Link: Don Markstein on the Black Hood


Let me tell you, the Golden Age Black Hood was just the bee’s knees. An original, minimalist idea…just fantastic. Especially compared to the mobs of Batman knockoffs that were the Black Hood’s peers. I’d revive him with that yellow jumpsuit and a yellow and black rocket-motorcycle. It’d be awesome!

wasn’t the Black Hood also the inspiration for the character Hooded Justice in Watchmen?

The Golden Age MLJ heroes were the basis for the Minutemen, the Golden Age superteam in Watchmen, but Hooded Justice was actually based on the Hangman. Black Hood’s Watchmen counterpart was actually the original Nite Owl.

“Hooded Justice was actually based on the Hangman. Black Hood’s Watchmen counterpart was actually the original Nite Owl.”

Thanks- that’s a pretty cool little fact. Shows how Moore monkeyed around with things so well- Nite Owl II was based on Blue Beetle, right? So to be true to the original character’s personality, he needed to be a character who was continuing someone else’s legacy- but the original Beetle had powers, so he couldn’t really have a counterpart in the story…

You know, I’ve often thought about how Moore’s career (and by extension, the comics industry post 85) might have been VERY different if DC had let him use the original characters for Watchmen.

Also, this adds to the coolness of the Black Hood for me, since Nite Owl I was my favourite character in Watchmen!

I only read one Black Hood comic when I was little, it was the ski mask and bike version.
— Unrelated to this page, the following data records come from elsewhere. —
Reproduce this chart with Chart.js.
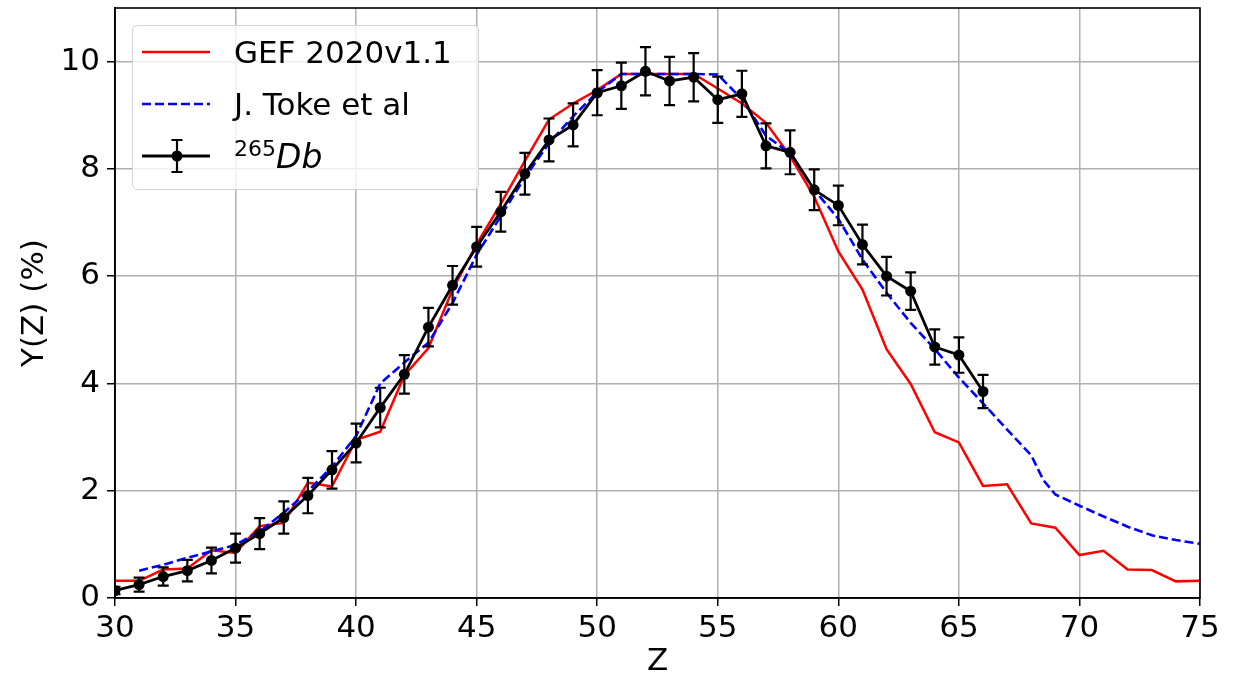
<!DOCTYPE html>
<html>
<head>
<meta charset="utf-8">
<script src="https://cdn.jsdelivr.net/npm/chart.js@4"></script>
<style>
  body { margin: 0; background: #fff; font-family: "DejaVu Sans", sans-serif; }
  #wrap { position: relative; width: 1238px; height: 677px; }
  #legend {
    position: absolute; left: 132px; top: 25px; width: 345px; height: 163px;
    border: 1.5px solid #d4d4d4; border-radius: 5px; background: rgba(255, 255, 255, 0.8);
  }
  .row { position: absolute; left: 0; height: 52px; display: flex; align-items: center; white-space: nowrap; }
  .row svg { margin-left: 9px; width: 68px; height: 52px; }
  .row .label { margin-left: 24px; font-size: 31px; color: #000; }
</style>
</head>
<body>
<div id="wrap">
  <canvas id="chart" width="1238" height="677"></canvas>
  <div id="legend">
    <div class="row" style="top:0px">
      <svg viewBox="0 0 68 52"><line x1="0" y1="26" x2="68" y2="26" stroke="red" stroke-width="2.5"/></svg>
      <span class="label">GEF 2020v1.1</span>
    </div>
    <div class="row" style="top:52px">
      <svg viewBox="0 0 68 52"><line x1="0" y1="26" x2="68" y2="26" stroke="blue" stroke-width="2.6" stroke-dasharray="9 4"/></svg>
      <span class="label">J. Toke et al</span>
    </div>
    <div class="row" style="top:104px">
      <svg viewBox="0 0 68 52">
        <line x1="0" y1="26" x2="68" y2="26" stroke="black" stroke-width="2.8"/>
        <path d="M35 10 V42 M29.5 10 H40.5 M29.5 42 H40.5" stroke="black" stroke-width="2.2" fill="none"/>
        <circle cx="35" cy="26" r="5.5" fill="black"/>
      </svg>
      <span class="label"><span style="font-size:22px; position:relative; top:-12px">265</span><span style="font-size:33px; font-style:italic">Db</span></span>
    </div>
  </div>
</div>
<script>
// GEF 2020v1.1 (red)
const zGEF = [30, 31, 32, 33, 34, 35, 36, 37, 38, 39, 40, 41, 42, 43, 44, 45, 46, 47, 48, 49, 50, 51, 52,
  53, 54, 55, 56, 57, 58, 59, 60, 61, 62, 63, 64, 65, 66, 67, 68, 69, 70, 71, 72, 73, 74, 75];
const yGEF = [0.32, 0.32, 0.53, 0.55, 0.89, 0.84, 1.34, 1.40, 2.15, 2.08, 2.95, 3.10, 4.15, 4.66, 5.75, 6.60,
  7.35, 8.15, 8.92, 9.22, 9.47, 9.77, 9.77, 9.77, 9.77, 9.50, 9.22, 8.86, 8.24, 7.48, 6.46, 5.75, 4.64, 3.99,
  3.09, 2.90, 2.09, 2.12, 1.39, 1.31, 0.80, 0.88, 0.53, 0.52, 0.31, 0.32];

// J. Toke et al (blue dashed)
const zToke = [31, 32, 33, 34, 35, 36, 37, 38, 39, 40, 41, 42, 43, 44, 45, 46, 47, 48, 49, 50, 51, 52, 53,
  54, 55, 56, 57, 58, 59, 60, 61, 62, 63, 64, 65, 66, 67, 68, 68.5, 69, 70, 71, 72, 73, 74, 75];
const yToke = [0.51, 0.62, 0.75, 0.87, 0.99, 1.24, 1.59, 1.99, 2.45, 3.02, 4.00, 4.39, 4.76, 5.50, 6.40,
  7.12, 7.84, 8.48, 8.98, 9.43, 9.77, 9.77, 9.77, 9.77, 9.76, 9.30, 8.62, 8.29, 7.61, 7.07, 6.31, 5.69, 5.13,
  4.64, 4.11, 3.63, 3.14, 2.66, 2.20, 1.93, 1.72, 1.52, 1.33, 1.17, 1.08, 1.01];

// 265Db measurement with errors
const zDb = [30, 31, 32, 33, 34, 35, 36, 37, 38, 39, 40, 41, 42, 43, 44, 45, 46, 47, 48, 49, 50, 51, 52,
  53, 54, 55, 56, 57, 58, 59, 60, 61, 62, 63, 64, 65, 66];
const yDb = [0.14, 0.25, 0.40, 0.51, 0.70, 0.93, 1.20, 1.50, 1.91, 2.39, 2.89, 3.55, 4.17, 5.05, 5.83, 6.55,
  7.20, 7.91, 8.54, 8.82, 9.42, 9.55, 9.82, 9.64, 9.71, 9.29, 9.40, 8.43, 8.31, 7.61, 7.32, 6.59, 6.00, 5.72,
  4.68, 4.53, 3.85];
const errDb = [0.07, 0.13, 0.17, 0.20, 0.24, 0.27, 0.29, 0.30, 0.33, 0.35, 0.36, 0.37, 0.36, 0.36, 0.36, 0.37,
  0.37, 0.39, 0.40, 0.40, 0.42, 0.43, 0.45, 0.45, 0.45, 0.43, 0.43, 0.42, 0.41, 0.38, 0.37, 0.37, 0.36, 0.35,
  0.33, 0.33, 0.31];

const fontFamily = 'DejaVu Sans';

function points(xs, ys) {
  return xs.map((x, i) => ({ x: x, y: ys[i] }));
}

// vertical error bars with caps, drawn through the chart scales
const errorBars = {
  id: 'errorBars',
  afterDatasetsDraw(chart) {
    const { ctx, chartArea, scales } = chart;
    ctx.save();
    ctx.beginPath();
    ctx.rect(chartArea.left, chartArea.top, chartArea.width, chartArea.height);
    ctx.clip();
    ctx.strokeStyle = 'black';
    ctx.lineWidth = 2.2;
    zDb.forEach((z, i) => {
      const x = scales.x.getPixelForValue(z);
      const top = scales.y.getPixelForValue(yDb[i] + errDb[i]);
      const bottom = scales.y.getPixelForValue(yDb[i] - errDb[i]);
      ctx.beginPath();
      ctx.moveTo(x, top);
      ctx.lineTo(x, bottom);
      ctx.moveTo(x - 5.5, top);
      ctx.lineTo(x + 5.5, top);
      ctx.moveTo(x - 5.5, bottom);
      ctx.lineTo(x + 5.5, bottom);
      ctx.stroke();
    });
    ctx.restore();
  }
};

// full box around the plot area
const frame = {
  id: 'frame',
  afterDatasetsDraw(chart) {
    const { ctx, chartArea } = chart;
    ctx.save();
    ctx.strokeStyle = 'black';
    ctx.lineWidth = 1.6;
    ctx.strokeRect(chartArea.left, chartArea.top, chartArea.width, chartArea.height);
    ctx.restore();
  }
};

new Chart(document.getElementById('chart'), {
  type: 'line',
  data: {
    datasets: [
      {
        label: 'GEF 2020v1.1',
        data: points(zGEF, yGEF),
        borderColor: 'red',
        borderWidth: 2.5,
        pointRadius: 0,
        order: 2
      },
      {
        label: 'J. Toke et al',
        data: points(zToke, yToke),
        borderColor: 'blue',
        borderWidth: 2.6,
        borderDash: [9, 4],
        pointRadius: 0,
        order: 1
      },
      {
        label: '265Db',
        data: points(zDb, yDb),
        borderColor: 'black',
        borderWidth: 2.8,
        pointRadius: 5.5,
        pointBorderWidth: 0,
        pointBackgroundColor: 'black',
        order: 0
      }
    ]
  },
  options: {
    responsive: false,
    animation: false,
    layout: { padding: { top: 8, right: 38, left: 0, bottom: 0 } },
    plugins: {
      legend: { display: false },
      tooltip: { enabled: false }
    },
    scales: {
      x: {
        type: 'linear',
        min: 30,
        max: 75,
        ticks: { stepSize: 5, color: 'black', padding: 4, font: { size: 31, family: fontFamily } },
        grid: { color: '#b0b0b0', lineWidth: 1.5, tickColor: 'black', tickLength: 8, tickWidth: 1.5 },
        border: { color: 'black', width: 1.6 },
        title: { display: true, text: 'Z', color: 'black', padding: 0, font: { size: 31, family: fontFamily, lineHeight: 1 } },
        afterFit: scale => {
          scale.height = 79;
          scale.paddingLeft = 0;
          scale.paddingRight = 0;
        }
      },
      y: {
        min: 0,
        max: 11,
        ticks: { stepSize: 2, includeBounds: false, color: 'black', padding: 7, font: { size: 31, family: fontFamily } },
        grid: { color: '#b0b0b0', lineWidth: 1.5, tickColor: 'black', tickLength: 8, tickWidth: 1.5 },
        border: { color: 'black', width: 1.6 },
        title: { display: true, text: 'Y(Z) (%)', color: 'black', padding: { top: 19, bottom: 0 }, font: { size: 31, family: fontFamily, lineHeight: 1 } },
        afterFit: scale => {
          scale.width = 115;
          scale.paddingTop = 0;
          scale.paddingBottom = 0;
        }
      }
    }
  },
  plugins: [errorBars, frame]
});
</script>
</body>
</html>
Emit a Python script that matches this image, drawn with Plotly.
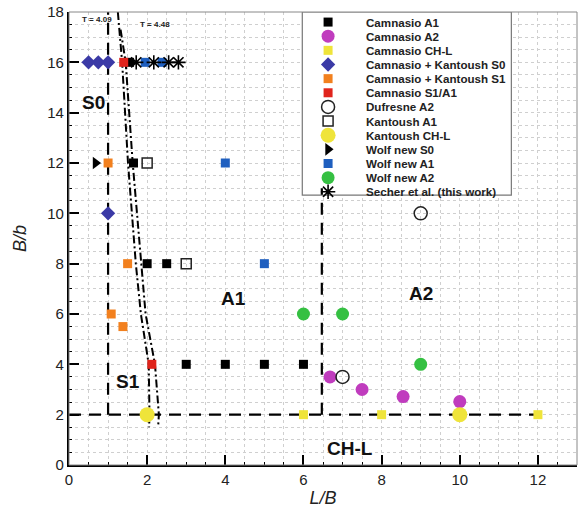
import plotly.graph_objects as go

# ---------------- data ----------------
camnasio_a1_x = [1.55, 1.65, 2.0, 2.5, 3.0, 4.0, 5.0, 6.0]
camnasio_a1_y = [16, 12, 8, 8, 4, 4, 4, 4]
camnasio_a2_x = [6.68, 7.5, 8.55, 10.0]
camnasio_a2_y = [3.5, 3.0, 2.72, 2.52]
camnasio_chl_x = [6.0, 8.0, 12.0]
camnasio_chl_y = [2, 2, 2]
ck_s0_x = [0.5, 0.75, 1.0, 1.0]
ck_s0_y = [16, 16, 16, 10]
ck_s1_x = [1.0, 1.5, 1.08, 1.38]
ck_s1_y = [12, 8, 6, 5.5]
camnasio_s1a1_x = [1.4, 2.12]
camnasio_s1a1_y = [16, 4]
dufresne_a2_x = [9.0, 7.0]
dufresne_a2_y = [10, 3.5]
kantoush_a1_x = [2.0, 3.0]
kantoush_a1_y = [12, 8]
kantoush_chl_x = [2.0, 10.0]
kantoush_chl_y = [2, 2]
wolf_s0_x = [0.68]
wolf_s0_y = [12]
wolf_a1_x = [1.95, 2.38, 4.0, 5.0]
wolf_a1_y = [16, 16, 12, 8]
wolf_a2_x = [6.0, 7.0, 9.0]
wolf_a2_y = [6, 6, 4]
secher_x = [1.72, 2.17, 2.55, 2.8]
secher_y = [16, 16, 16, 16]

# boundary lines
t409_x = [1.25, 1.36, 1.51, 1.71, 1.84, 2.04, 2.06, 2.05]
t409_y = [18, 16, 12, 8, 6, 4, 2, 1.5]
t448_x = [1.32, 1.45, 1.63, 1.84, 1.96, 2.2, 2.3, 2.28]
t448_y = [17.3, 16, 12, 8, 6, 4, 2, 1.5]
s0_line_x = [1.0, 1.0]
s0_line_y = [2, 18]
chl_line_x = [0.0, 12.2]
chl_line_y = [2, 2]
a2_line_x = [6.47, 6.47]
a2_line_y = [2, 11.0]

region_labels = ["S0", "A1", "A2", "S1", "CH-L"]
region_x = [0.62, 4.2, 9.0, 1.52, 7.2]
region_y = [14.4, 6.6, 6.8, 3.3, 0.65]

x_ticks = [0, 2, 4, 6, 8, 10, 12]
y_ticks = [0, 2, 4, 6, 8, 10, 12, 14, 16, 18]

# series: name, x, y, symbol, color, size
series = [
    ("Camnasio A1", camnasio_a1_x, camnasio_a1_y, "square", "#000000", 9),
    ("Camnasio A2", camnasio_a2_x, camnasio_a2_y, "circle", "#c03cbe", 13),
    ("Camnasio CH-L", camnasio_chl_x, camnasio_chl_y, "square", "#efe43a", 9),
    ("Camnasio + Kantoush S0", ck_s0_x, ck_s0_y, "diamond", "#3b3aa6", 11),
    ("Camnasio + Kantoush S1", ck_s1_x, ck_s1_y, "square", "#f2801e", 9),
    ("Camnasio S1/A1", camnasio_s1a1_x, camnasio_s1a1_y, "square", "#e0241c", 9),
    ("Dufresne A2", dufresne_a2_x, dufresne_a2_y, "circle-open", "#222222", 13),
    ("Kantoush A1", kantoush_a1_x, kantoush_a1_y, "square-open", "#222222", 10),
    ("Kantoush CH-L", kantoush_chl_x, kantoush_chl_y, "circle", "#efe43a", 15),
    ("Wolf new S0", wolf_s0_x, wolf_s0_y, "triangle-right", "#000000", 11),
    ("Wolf new A1", wolf_a1_x, wolf_a1_y, "square", "#1f5fbf", 9),
    ("Wolf new A2", wolf_a2_x, wolf_a2_y, "circle", "#35c042", 13),
    ("Secher et al. (this work)", secher_x, secher_y, "asterisk-open", "#000000", 12),
]

fig = go.Figure()

# boundary lines
for bx, by in ((s0_line_x, s0_line_y), (chl_line_x, chl_line_y), (a2_line_x, a2_line_y)):
    fig.add_trace(go.Scatter(x=bx, y=by, mode="lines",
                             line=dict(color="black", width=2.2, dash="12px,8px"),
                             showlegend=False, hoverinfo="skip"))
for bx, by in ((t409_x, t409_y), (t448_x, t448_y)):
    fig.add_trace(go.Scatter(x=bx, y=by, mode="lines",
                             line=dict(color="black", width=2, dash="8px,3px,2px,3px"),
                             showlegend=False, hoverinfo="skip"))

def marker_for(symbol, color, size):
    if symbol in ("circle-open", "square-open"):
        return dict(symbol=symbol, color=color, size=size, line=dict(width=1.5, color=color))
    if symbol == "asterisk-open":
        return dict(symbol=symbol, color=color, size=size, line=dict(width=1.6, color=color))
    return dict(symbol=symbol, color=color, size=size, line=dict(width=0))

for name, xs, ys, sym, col, sz in series:
    fig.add_trace(go.Scatter(x=xs, y=ys, mode="markers", name=name,
                             marker=marker_for(sym, col, sz), showlegend=False))

# ---- manual compact legend (built from the series list) ----
leg_x0, leg_x1, leg_y0, leg_y1 = 5.97, 11.32, 10.72, 18.0
row0_y = 17.6
row_step = 0.562
leg_marker_x = 6.63
leg_text_x = 7.55
for i, (name, xs, ys, sym, col, sz) in enumerate(series):
    yy = row0_y - i * row_step
    fig.add_trace(go.Scatter(x=[leg_marker_x], y=[yy], mode="markers",
                             marker=marker_for(sym, col, sz), showlegend=False,
                             hoverinfo="skip"))
    fig.add_annotation(x=leg_text_x, y=yy, text="<b>%s</b>" % name, showarrow=False,
                       xanchor="left", yanchor="middle",
                       font=dict(family="Liberation Sans, Arial", size=11.6, color="#222222"))

fig.add_shape(type="rect", x0=leg_x0, x1=leg_x1, y0=leg_y0, y1=leg_y1,
              xref="x", yref="y", fillcolor="white",
              line=dict(color="#777777", width=1.2), layer="between")

# plot frame top/right
fig.add_shape(type="rect", x0=0, x1=1, y0=0, y1=1, xref="paper", yref="paper",
              line=dict(color="#888888", width=1), layer="above")

# region labels
for t, xx, yy in zip(region_labels, region_x, region_y):
    fig.add_annotation(x=xx, y=yy, text="<b>%s</b>" % t, showarrow=False,
                       font=dict(family="Liberation Sans, Arial", size=19, color="#111111"))

# T labels
fig.add_annotation(x=0.72, y=17.72, text="<b>T = 4.09</b>", showarrow=False,
                   font=dict(family="Liberation Sans, Arial", size=8, color="#222222"))
fig.add_annotation(x=2.2, y=17.5, text="<b>T = 4.48</b>", showarrow=False,
                   font=dict(family="Liberation Sans, Arial", size=8, color="#222222"))

axis_common = dict(
    showline=True, linecolor="black", linewidth=2.2, mirror=False,
    ticks="inside", ticklen=10, tickwidth=2, tickcolor="black",
    showgrid=True, gridcolor="#cfcfcf", griddash="dot", gridwidth=1,
    zeroline=False,
    tickfont=dict(family="Liberation Sans, Arial", size=15, color="#222222"),
    minor=dict(dtick=0.5, ticks="inside", ticklen=3, tickwidth=1, tickcolor="black",
               showgrid=True, gridcolor="#cfcfcf", griddash="dot", gridwidth=1),
)

fig.update_xaxes(range=[0, 13], tickvals=x_ticks, ticktext=[str(v) for v in x_ticks],
                 title=dict(text="<i>L/B</i>", standoff=4,
                            font=dict(family="Liberation Sans, Arial", size=18, color="#222222")),
                 **axis_common)
fig.update_yaxes(range=[0, 18], tickvals=y_ticks, ticktext=[str(v) for v in y_ticks],
                 title=dict(text="<i>B/b</i>", standoff=16,
                            font=dict(family="Liberation Sans, Arial", size=18, color="#222222")),
                 **axis_common)

fig.update_layout(
    width=580, height=512,
    margin=dict(l=69, r=3, t=10, b=47),
    plot_bgcolor="white", paper_bgcolor="white",
    showlegend=False,
)

fig.write_html("out.html")
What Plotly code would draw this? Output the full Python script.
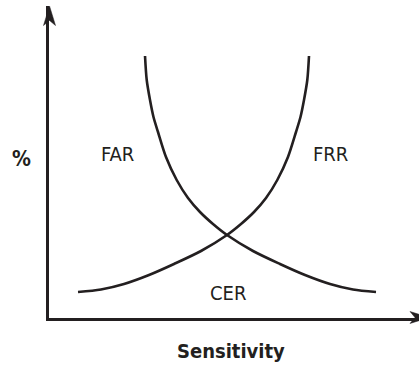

All I remember was his girlfriend being fatally shot in a robbery and he rode out and killed the guy who did it. Was probably the first anti-hero I ever saw in a comic.

Annoyed Grunt

March 4, 2007 at 6:33 am

I remember being shocked when he died in the first issue of the Impact series. I didn’t know the character had any sort of history, I was just looking for some decent action being I was 10 at the time.

Black Hood was soooooooo much better then the rest of the Impact line. I think it could have been a real sleeper hit were it on it’s own. Killing the main character, after such a buildup, and in such an ordinary (yet novel) way, was brilliant. Damn, I may just go homw and pull those all back out!

The Kirbydotter

March 10, 2007 at 4:45 pm

Another weird coincidence!
I just bought an almost complete run of Impact’s Black Hood (missing last issue #12 and the single Annual) really cheap. I bought it for the Burchett art. Not bad but not great either. Tim Sale started to draw in the last few issues but he was just starting at the time and wasn’t fully developped as an artist.

DC’s Impact had some cool and fun art in the first 6 issues or so of a few titles (Parobeck on the FLY, Burchett on the BLACK HOOD and I don’t remember his name but there was also a good one on JAGUAR).

I can only HIGHLY recommend to you readers of good taste to hunt down the usually very cheap and sadly short lived revival of Archie’s BLACK HOOD from the 80’s.
The 3 issues of BLACK HOOD (1983) was gorgeously illustrated by Alex Toth (who also drew the FOX back-up stories), Doug Wildey, Gray Morrow, Pat Boyette and underrated Al McWilliams. The set must also include BLUE RIBBON COMICS # 8 (1984) which also included a Neal Adams drawn Black Hood story and more art by McWilliams, Toth and Morrow.